Upbeat Forecasts on Domestic Economy
The domestic economy ended 2016 on a modestly upbeat note. U.S. real (adjusted for inflation) gross domestic product (GDP) increased 1.9% in the fourth quarter of 2016, according to the initial estimate by the Bureau of Economic Analysis. While this was a deceleration from 3.5% in the third quarter, it was still better than the 1.0% growth rate recorded in the first half of the year.
The post-recession recovery has lasted seven and one-half years, long by historical standards, leading some to wonder whether the economy is running out of steam. And what will the arrival of a new president and a GOP-controlled Congress have on the economy’s prospects?
While we at First Fiduciary are investment managers and not forecasters, it’s useful to look at mainstream predictions for 2017. The good news is that consensus forecasts point to a domestic economy that is expected to grow at the modest rate experienced after the Great Recession, which was 2.1% annually. The Federal Reserve projects that the nation’s GDP will expand 2.1%, while the Congressional Budget Office and the Conference Board estimate that GDP will expand at a pace of 2.3% in 2017.
As is typical, most of the growth in output in the coming year is expected to be driven by consumer spending. And importantly, the labor market should be strong.
The Federal Reserve estimates that the unemployment rate will remain at approximately 4.5% through 2019, and that the positive trend in wage growth will continue.

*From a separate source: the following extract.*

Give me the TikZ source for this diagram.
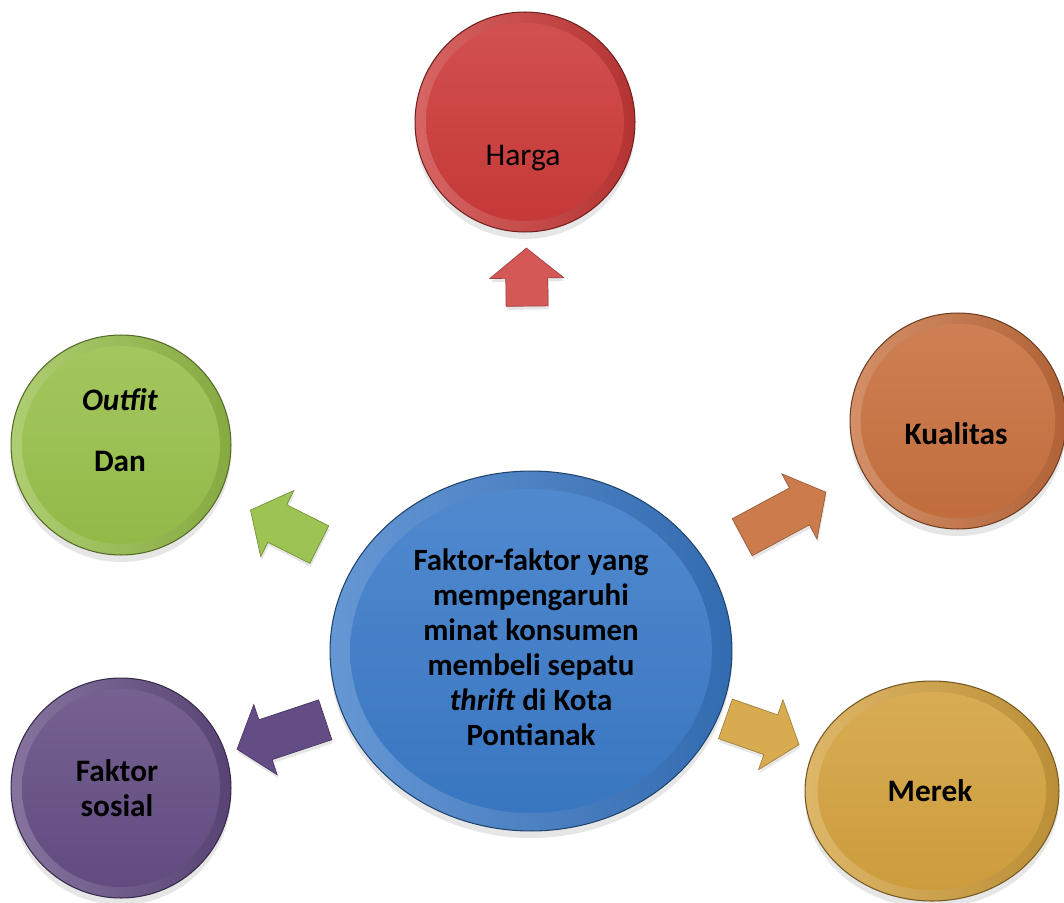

In December, the Federal Reserve raised short-term interest rates by 0.25% and indicated that it expected three more rate hikes of a similar magnitude during 2017. That said, interest rates are still low by historical standards, and any future increases will depend on the strength of the economy and financial market conditions. It is unlikely that the Fed will want to put the brakes on an economy that’s growing so modestly.
That brings us to the wild card: Washington. It’s unclear at this point how the policies of the new administration will impact economic growth, but the initial response to Trump’s victory, evidenced by the significant market rally since the election, has been positive. In fact, most forecasters believe his pro-business stance will be beneficial for economic growth. At First Fiduciary, our investment process is politically-agnostic. We invest in shareholder-friendly companies with sustainable competitive advantages and track records of navigating many different political and economic backdrops. For that reason, we believe our companies will enjoy success over the long-term, regardless of how governmental policy is ultimately shaped.